Bicara tentang Banten, tidak selalu
identik dengan jawara, debus, dan masyarakat kelas bawah yang sering
dijadikan obyek acara stasiun televisi. Banten juga memiliki jejak-jejak
kejayaan di masa lalu yang masih bisa disaksikan hingga kini.
Kesultanan Banten, sebuah kerajaan Islam yang didirikan di atas puing-puing bekas kerajaan Sunda-Hindu yang bernama Wahanten Girang atau Banten Girang. Masuknya pengaruh Islam di wilayah Banten tidak lepas dari kedatangan Sunan Gunung Jati atau dikenal juga dengan nama Syech Syarif Hidayatullah.
Beliaulah penguasa pertama Kesultanan Banten yang tidak menasbihkan
diri menjadi sultan dan memilih menyerahkan tampuk kesultanan kepada
putra beliau, Maulana Hasanuddin yang juga menantu dari Sultan Trenggono dari Demak. Sebagai sultan, Maulana Hasanuddin bergelar Maulana Hasanuddin Panembahan Surosowan.

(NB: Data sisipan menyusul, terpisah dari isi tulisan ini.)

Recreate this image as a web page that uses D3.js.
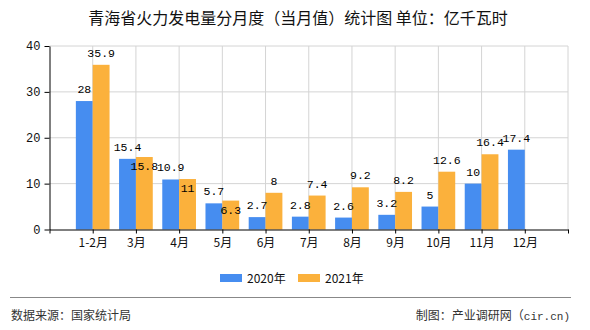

Kesultanan Banten mulai berkembang pesat, terutama bidang perdagangan, pada masa kepemerintahan Maulana Yusuf (bergelar
Maulana Yusuf Panembahan Pakalangan Gede), putra dari Maulana
Hasanuddin. Banten kemudian dikenal sebagai kerajaan yang maju pesat
tidak hanya dalam bidang perdagangan, juga dikenal sebagai kerajaan
maritim yang banyak dikunjungi pedagang-pedagang dari Melayu, Benggala,
Gujarat, Cina, Arab, Turki, Persia, Belanda, Portugis, dan
pedagang-pedagang dari wilayah Nusantara. Puncak kejayaan Banten sendiri
terjadi pada masa pemerintahan Sultan Ageng Tirtayasa (bergelar Sultan Ageng Tirtayasa Abul Fath Abdul Fattah).
Kejayaan
Kesultanan Banten juga terekam melalui tata kota dan arsitektur
bangunan, yang tertata apik dan termasuk maju pada jamannya. Mulai dari
bekas keraton, masjid, vihara, pelabuhan, benteng, hingga sistem irigasi
yang termasuk canggih pada jaman tersebut. Meskipun, sebagian
peninggalan ini hanya merupakan runtuhan atau puing-puing yang kurang
terurus. Berikut adalah hasil penyusuran jejak kejayaan Banten di masa
silam.
Keraton Surosowan
Istana
kesultanan ini diperkirakan dibangun pada abad ke-16, dan menjadi pusat
pemerintahan yang dikelilingi sebuah benteng kokoh yang kini berada di
wilayah Banten Lama, Kecamatan Kasemen, Kota Serang. Benteng yang
mengelilingi keraton, pada awalnya memiliki tiga pintu utama (kini hanya
dua), yaitu gerbang utara, timur, dan selatan. Gerbang timur dan utara
dibuat dalam bentuk lengkung, untuk mencegah penembakan langsung ke
dalam komplek benteng manakala gerbang dibuka. Material utama bangunan
benteng dan keraton, sebagaimana juga menjadi material bangunan-bangunan
lain pada masa itu terdiri atas komponen utama batu bata dan batu
karang. Hal ini tergambar dari kalimat gawe kuta bata kalawan kawis (membangun kota dengan batu bata dan batu karang).
Saat
ini keraton Surosowan hanya berupa puing-puing yang nampak kurang
terurus. Kehancuran keraton Surosowan sendiri terjadi sejak jaman
penjajahan Belanda dalam beberapa fase. Penghancuran keraton terparah
pada jaman kekuasaan Daendels pada tahun 1813, dan membuat para penghuninya meninggalkan keraton.
Jembatan Rante
Jembatan
ini terletak di sebelah utara keraton Surosowan dan dimaksudkan sebagai
“pintu pajak” yang dibangun di atas kanal kota Banten Lama. Disebut
sebagai jembatan rantai, karena bagian jembatan ini dapat dinaikturunkan
dengan menggunakan rantai, manakala ada kapal atau perahu yang melintas
di atas kanal. Sayangnya keberadaan jembatan Rante saat ini sedikit
tersembunyi, tertutup lapak-lapak para pedagang yang memang banyak
tersebar di sekeliling situs keraton dan Masjid Agung. Belum lagi
kondisi lingkungan di sekeliling situs yang terkesan kumuh dan jorok
dengan tumpukan sampah dan kanal yang kini mengering.
Masjid Agung Banten
Sebagai
kerajaan Islam atau kesultanan, tentunya salah satu bentuk
peninggalannya adalah tempat ibadah, yaitu masjid. Masjid Agung Banten
berada tidak jauh dari areal benteng keraton dan jembatan Rante.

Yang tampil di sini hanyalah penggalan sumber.